**Exercise description**
Collect every line of the records below that contains the word "seaborn".

(Code that draws figures)
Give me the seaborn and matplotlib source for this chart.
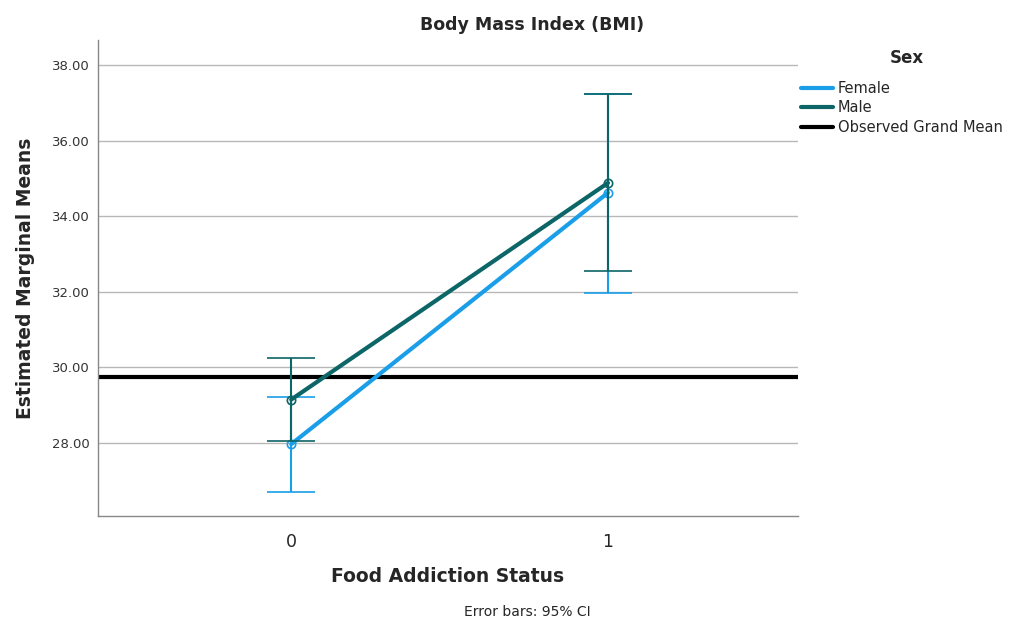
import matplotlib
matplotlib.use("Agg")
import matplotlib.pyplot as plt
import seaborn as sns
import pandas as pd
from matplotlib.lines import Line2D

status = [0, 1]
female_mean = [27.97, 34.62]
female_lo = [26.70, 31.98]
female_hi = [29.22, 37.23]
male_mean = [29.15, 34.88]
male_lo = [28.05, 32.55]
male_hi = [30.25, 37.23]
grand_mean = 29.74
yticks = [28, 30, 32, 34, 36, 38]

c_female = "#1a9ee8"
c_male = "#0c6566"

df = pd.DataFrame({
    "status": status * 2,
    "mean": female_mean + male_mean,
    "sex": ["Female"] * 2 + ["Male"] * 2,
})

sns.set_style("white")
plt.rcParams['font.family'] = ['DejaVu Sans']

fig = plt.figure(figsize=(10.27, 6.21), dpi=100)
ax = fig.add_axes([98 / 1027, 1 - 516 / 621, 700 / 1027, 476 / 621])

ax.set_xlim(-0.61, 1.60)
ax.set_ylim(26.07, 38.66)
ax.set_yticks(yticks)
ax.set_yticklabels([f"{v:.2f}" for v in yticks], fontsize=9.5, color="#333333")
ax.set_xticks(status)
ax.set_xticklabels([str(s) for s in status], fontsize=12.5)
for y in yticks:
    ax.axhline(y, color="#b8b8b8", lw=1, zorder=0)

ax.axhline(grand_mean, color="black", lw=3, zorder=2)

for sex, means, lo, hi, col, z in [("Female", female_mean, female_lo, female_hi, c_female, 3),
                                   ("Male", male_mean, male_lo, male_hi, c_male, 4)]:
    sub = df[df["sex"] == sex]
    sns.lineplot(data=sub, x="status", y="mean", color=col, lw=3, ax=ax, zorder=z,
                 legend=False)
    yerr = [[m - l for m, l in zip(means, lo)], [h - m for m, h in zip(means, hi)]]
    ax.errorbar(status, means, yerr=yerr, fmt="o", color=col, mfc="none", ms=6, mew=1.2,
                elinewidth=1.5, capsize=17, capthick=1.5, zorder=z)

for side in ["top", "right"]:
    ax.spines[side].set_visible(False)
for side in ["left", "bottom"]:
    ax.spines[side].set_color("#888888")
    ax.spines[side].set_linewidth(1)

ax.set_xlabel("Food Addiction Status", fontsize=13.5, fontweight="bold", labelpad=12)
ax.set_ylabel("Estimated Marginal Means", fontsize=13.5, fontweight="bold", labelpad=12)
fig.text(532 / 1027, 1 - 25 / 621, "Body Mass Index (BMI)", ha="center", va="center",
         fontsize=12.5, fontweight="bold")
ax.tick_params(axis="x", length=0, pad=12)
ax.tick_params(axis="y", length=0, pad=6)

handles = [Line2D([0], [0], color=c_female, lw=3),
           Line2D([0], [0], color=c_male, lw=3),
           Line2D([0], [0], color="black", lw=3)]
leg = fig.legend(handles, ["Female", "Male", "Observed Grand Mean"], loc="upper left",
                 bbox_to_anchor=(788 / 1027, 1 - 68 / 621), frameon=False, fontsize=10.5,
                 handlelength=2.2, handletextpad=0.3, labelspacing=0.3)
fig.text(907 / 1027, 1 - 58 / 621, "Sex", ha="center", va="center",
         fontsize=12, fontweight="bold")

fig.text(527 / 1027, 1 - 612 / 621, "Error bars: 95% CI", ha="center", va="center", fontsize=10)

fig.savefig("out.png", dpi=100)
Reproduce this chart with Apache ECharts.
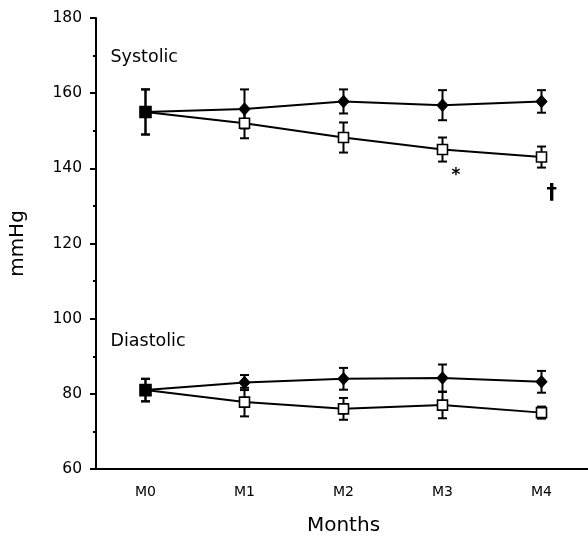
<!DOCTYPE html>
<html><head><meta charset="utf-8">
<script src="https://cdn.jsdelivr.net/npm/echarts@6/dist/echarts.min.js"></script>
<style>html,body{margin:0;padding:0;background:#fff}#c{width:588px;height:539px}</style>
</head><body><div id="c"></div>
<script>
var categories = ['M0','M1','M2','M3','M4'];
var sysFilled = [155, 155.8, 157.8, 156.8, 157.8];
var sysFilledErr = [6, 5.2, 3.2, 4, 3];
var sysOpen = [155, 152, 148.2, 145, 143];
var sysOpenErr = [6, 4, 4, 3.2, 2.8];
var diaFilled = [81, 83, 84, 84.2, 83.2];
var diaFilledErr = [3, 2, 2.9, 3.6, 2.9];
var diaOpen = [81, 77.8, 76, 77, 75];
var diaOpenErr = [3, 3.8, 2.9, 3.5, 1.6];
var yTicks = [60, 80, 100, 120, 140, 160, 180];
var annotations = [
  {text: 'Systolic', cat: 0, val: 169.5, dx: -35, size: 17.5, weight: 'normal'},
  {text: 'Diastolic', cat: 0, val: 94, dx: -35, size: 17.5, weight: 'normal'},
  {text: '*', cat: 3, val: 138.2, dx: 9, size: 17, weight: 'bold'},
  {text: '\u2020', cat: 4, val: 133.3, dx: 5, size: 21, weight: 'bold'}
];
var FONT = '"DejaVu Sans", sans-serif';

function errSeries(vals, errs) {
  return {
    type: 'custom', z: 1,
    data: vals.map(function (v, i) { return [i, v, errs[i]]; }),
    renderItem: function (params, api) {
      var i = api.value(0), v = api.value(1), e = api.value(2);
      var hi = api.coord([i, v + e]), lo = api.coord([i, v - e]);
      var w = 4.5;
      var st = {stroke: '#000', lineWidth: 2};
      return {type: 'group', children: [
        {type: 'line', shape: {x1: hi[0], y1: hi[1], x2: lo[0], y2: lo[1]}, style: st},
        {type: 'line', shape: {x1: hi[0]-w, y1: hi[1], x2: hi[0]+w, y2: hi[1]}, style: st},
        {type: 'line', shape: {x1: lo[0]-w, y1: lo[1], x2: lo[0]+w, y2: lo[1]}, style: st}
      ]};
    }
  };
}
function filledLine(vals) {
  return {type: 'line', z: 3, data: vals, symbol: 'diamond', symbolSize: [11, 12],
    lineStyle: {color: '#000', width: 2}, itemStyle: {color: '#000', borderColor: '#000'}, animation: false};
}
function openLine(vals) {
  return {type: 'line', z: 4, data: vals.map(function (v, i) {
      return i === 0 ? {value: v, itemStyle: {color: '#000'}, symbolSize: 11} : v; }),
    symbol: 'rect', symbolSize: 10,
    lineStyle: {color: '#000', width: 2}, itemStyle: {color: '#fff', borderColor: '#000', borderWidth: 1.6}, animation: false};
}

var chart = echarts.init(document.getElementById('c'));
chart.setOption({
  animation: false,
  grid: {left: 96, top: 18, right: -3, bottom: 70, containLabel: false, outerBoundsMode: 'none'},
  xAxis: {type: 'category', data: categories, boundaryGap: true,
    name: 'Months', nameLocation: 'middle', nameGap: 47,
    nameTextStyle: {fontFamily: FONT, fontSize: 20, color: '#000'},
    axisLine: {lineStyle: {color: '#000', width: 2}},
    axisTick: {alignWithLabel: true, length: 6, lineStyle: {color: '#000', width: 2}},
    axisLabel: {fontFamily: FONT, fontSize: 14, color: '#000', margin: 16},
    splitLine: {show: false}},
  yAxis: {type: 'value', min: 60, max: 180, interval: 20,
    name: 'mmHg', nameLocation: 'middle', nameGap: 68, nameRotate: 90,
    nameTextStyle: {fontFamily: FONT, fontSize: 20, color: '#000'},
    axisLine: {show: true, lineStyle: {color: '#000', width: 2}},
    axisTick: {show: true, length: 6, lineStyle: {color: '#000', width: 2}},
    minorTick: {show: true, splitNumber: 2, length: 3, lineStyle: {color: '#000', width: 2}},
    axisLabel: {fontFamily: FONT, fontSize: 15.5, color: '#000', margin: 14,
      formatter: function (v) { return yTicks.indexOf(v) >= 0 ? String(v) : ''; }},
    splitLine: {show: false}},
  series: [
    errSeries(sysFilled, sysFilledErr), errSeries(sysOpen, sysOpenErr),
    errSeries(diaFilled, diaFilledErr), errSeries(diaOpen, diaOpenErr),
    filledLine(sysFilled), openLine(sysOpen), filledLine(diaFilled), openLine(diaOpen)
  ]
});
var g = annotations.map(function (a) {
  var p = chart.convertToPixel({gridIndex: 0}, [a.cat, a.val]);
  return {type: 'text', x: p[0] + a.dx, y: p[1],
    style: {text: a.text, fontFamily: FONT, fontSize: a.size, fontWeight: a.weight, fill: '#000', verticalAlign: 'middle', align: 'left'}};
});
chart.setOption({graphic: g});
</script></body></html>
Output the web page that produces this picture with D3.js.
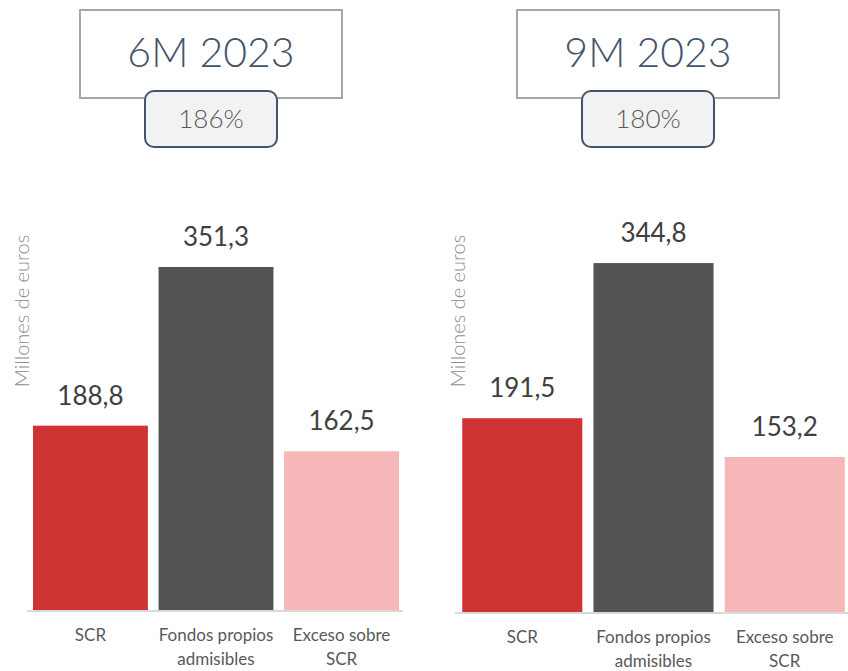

**Task output**
Give me the seaborn and matplotlib source for this chart.
import seaborn as sns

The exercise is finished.